ESSE-13 (2016) Conference – Paper proposal deadline extended

galway2016-logo The following ESSE-13 (2016) Conference seminars have extended their paper proposal deadlines.


ESSE-13, August 22-26 2016, Galway. Paper proposal deadline extended to March 11 on this seminar. Send a 200 word abstract to the seminar co-convenors.

S36 “Desire and “the expressive eye” in Thomas Hardy”

Co-convenors

Thomas Hardy has inspired critics with an interest in the visual arts: many of his texts can be read as “iconotexts” with a powerful “painting effect”, even in the absence of any direct reference to painting (Louvel). Desire is another theme which has found its way into major criticism of Hardy’s work – the first item in the series being J. Hillis Miller’s Distance and Desire (1970). This seminar will explore the relation between desire and the gaze in Hardy’s work. Is the eye an “expressive eye” (Bullen), which makes manifest the “positive, dynamic and productive dimension of desire” (Thomas), or is it “the evil eye”, “full of voracity” (Lacan)? We will welcome proposals opening new directions in Hardy criticism, linking the desiring subject / the power of the gaze / the writing process.


ESSE-13, August 22-26 2016, Galway. Paper proposal deadline extended to March 11 on this seminar. Send a 200 word abstract to the seminar co-convenors.

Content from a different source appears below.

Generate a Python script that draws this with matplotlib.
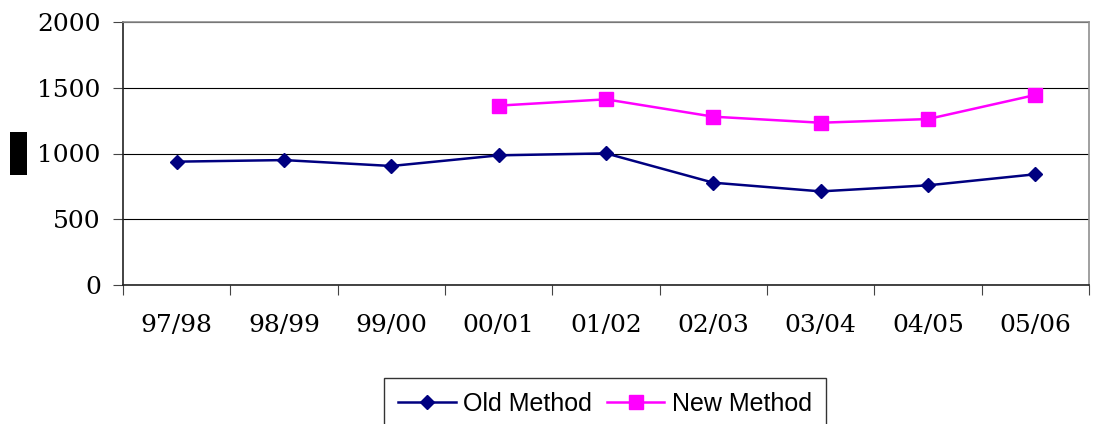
import matplotlib

matplotlib.use("Agg")
import matplotlib.pyplot as plt  # noqa: E402
from matplotlib.patches import Rectangle  # noqa: E402

# Data
years = ["97/98", "98/99", "99/00", "00/01", "01/02", "02/03", "03/04", "04/05", "05/06"]
old_method = [938, 950, 905, 986, 1001, 778, 712, 758, 842]
new_years = ["00/01", "01/02", "02/03", "03/04", "04/05", "05/06"]
new_method = [1364, 1412, 1280, 1234, 1262, 1445]
y_ticks = [0, 500, 1000, 1500, 2000]

fig = plt.figure(figsize=(10.95, 4.24), dpi=100)
ax = fig.add_axes([123 / 1095, 139 / 424, 966 / 1095, 263 / 424])

x_old = list(range(len(years)))
x_new = [years.index(y) for y in new_years]

ax.plot(x_old, old_method, color="#000080", linewidth=1.8, marker="D",
        markersize=7.5, label="Old Method", zorder=3)
ax.plot(x_new, new_method, color="#FF00FF", linewidth=1.8, marker="s",
        markersize=9.5, label="New Method", zorder=3)

ax.set_ylim(0, 2000)
ax.set_xlim(-0.5, len(years) - 0.5)
ax.set_yticks(y_ticks)
ax.yaxis.grid(True, color="black", linewidth=0.8)
ax.set_axisbelow(True)

# Excel-style category axis: ticks between categories, labels at centers
ax.set_xticks([i - 0.5 for i in range(len(years) + 1)])
ax.set_xticklabels([])
ax.set_xticks(x_old, minor=True)
ax.set_xticklabels(years, minor=True, family="DejaVu Serif", fontsize=18)
ax.tick_params(axis="x", which="major", direction="out", length=7, width=0.8, color="#444444")
ax.tick_params(axis="x", which="minor", length=0, pad=21)
ax.tick_params(axis="y", direction="out", length=7, width=0.8, pad=9, color="#444444")
for lbl in ax.get_yticklabels():
    lbl.set_family("DejaVu Serif")
    lbl.set_fontsize(18)

for side in ("top", "right"):
    ax.spines[side].set_color("#909090")
    ax.spines[side].set_linewidth(1.2)
ax.spines["left"].set_color("#222222")
ax.spines["bottom"].set_color("#222222")
ax.spines["left"].set_linewidth(1.2)
ax.spines["bottom"].set_linewidth(1.2)

# redacted axis title block
fig.patches.append(Rectangle((10 / 1095, 1 - 175 / 424), 17 / 1095, 43 / 424,
                             transform=fig.transFigure, facecolor="black",
                             edgecolor="none"))

leg = fig.legend(loc="upper center", bbox_to_anchor=(605 / 1095, 1 - 378 / 424),
                 ncol=2, frameon=True, fancybox=False, shadow=False,
                 prop={"family": "Liberation Sans", "size": 18},
                 handlelength=2.3, columnspacing=0.6, handletextpad=0.3,
                 borderpad=0.55, borderaxespad=0)
leg.get_frame().set_edgecolor("black")
leg.get_frame().set_linewidth(1.0)

fig.savefig("out.png", dpi=100)
plt.close(fig)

S45 “Technology and Modernist Fiction”

Co-convenors

Technology (advanced knowledge applied in the creation and use of tools, equipment, facilities and accessories) has historically not only made life easier but has also reconfigured human and social relationships, fed man’s imaginations, scientists and artists alike, and created the more recent realities of technoculture. In literature, the early possibilities of technology inspired masterpieces such as Mary Shelley’s Frankenstein. Technology in its commodifiable forms was a major preoccupation of literary artists at the beginning of twentieth century. This seminar will focus on modernist fiction with the intention to seek productive perspectives on the intersections of literature and technology, with special emphasis on the contribution of the latter to the modernist quality of the first.